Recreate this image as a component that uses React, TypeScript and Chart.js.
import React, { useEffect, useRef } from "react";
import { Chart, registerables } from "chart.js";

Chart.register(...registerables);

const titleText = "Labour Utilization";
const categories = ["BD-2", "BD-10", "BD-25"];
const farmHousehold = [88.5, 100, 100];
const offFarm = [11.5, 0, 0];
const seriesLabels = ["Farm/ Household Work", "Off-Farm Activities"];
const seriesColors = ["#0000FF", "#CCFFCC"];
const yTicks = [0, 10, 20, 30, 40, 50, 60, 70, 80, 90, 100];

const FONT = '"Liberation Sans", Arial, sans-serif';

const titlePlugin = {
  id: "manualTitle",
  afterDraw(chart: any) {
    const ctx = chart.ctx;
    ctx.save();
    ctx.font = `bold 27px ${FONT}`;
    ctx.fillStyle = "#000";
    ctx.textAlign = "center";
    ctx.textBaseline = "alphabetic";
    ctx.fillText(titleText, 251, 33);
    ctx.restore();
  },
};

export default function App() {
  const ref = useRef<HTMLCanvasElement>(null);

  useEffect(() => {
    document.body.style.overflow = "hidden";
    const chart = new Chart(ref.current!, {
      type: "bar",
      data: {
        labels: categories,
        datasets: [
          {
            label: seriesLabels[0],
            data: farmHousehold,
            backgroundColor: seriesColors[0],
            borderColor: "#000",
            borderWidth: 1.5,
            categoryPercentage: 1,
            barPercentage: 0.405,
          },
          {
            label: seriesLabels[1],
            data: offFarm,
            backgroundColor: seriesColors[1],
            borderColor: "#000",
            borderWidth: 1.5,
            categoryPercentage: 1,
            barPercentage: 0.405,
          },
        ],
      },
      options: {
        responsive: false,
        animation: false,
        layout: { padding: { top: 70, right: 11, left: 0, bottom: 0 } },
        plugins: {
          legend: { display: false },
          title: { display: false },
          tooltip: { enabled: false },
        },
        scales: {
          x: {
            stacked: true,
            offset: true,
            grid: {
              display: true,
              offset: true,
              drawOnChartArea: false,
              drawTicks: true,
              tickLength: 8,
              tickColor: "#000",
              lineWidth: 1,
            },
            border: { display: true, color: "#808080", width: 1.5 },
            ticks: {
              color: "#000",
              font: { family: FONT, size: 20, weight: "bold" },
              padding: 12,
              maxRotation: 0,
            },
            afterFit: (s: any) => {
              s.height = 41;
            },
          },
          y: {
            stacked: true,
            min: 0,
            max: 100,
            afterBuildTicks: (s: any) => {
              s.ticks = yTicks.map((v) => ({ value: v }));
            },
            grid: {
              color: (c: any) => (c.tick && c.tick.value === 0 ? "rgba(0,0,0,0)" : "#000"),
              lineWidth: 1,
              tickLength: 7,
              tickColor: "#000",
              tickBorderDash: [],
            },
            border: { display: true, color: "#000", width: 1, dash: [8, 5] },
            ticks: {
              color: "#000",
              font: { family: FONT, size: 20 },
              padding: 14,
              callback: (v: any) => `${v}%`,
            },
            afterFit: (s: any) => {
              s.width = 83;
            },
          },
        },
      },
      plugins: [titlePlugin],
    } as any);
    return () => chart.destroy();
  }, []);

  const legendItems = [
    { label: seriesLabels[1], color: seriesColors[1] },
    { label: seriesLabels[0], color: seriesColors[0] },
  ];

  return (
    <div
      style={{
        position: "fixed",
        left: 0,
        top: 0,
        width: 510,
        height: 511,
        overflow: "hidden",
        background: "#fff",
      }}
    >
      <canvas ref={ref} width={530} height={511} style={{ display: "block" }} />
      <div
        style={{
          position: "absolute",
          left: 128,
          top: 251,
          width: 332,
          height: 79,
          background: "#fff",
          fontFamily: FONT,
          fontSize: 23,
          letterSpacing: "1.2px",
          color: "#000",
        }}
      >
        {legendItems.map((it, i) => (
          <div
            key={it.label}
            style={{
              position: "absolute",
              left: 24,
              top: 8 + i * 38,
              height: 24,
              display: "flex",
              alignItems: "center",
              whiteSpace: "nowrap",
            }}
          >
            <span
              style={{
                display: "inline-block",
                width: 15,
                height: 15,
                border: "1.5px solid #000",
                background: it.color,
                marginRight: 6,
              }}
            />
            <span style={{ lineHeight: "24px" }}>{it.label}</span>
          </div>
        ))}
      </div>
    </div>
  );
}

—————

# Task prompt
State the number of lines that contain the string "React", with no other words.

# Answer for the task
2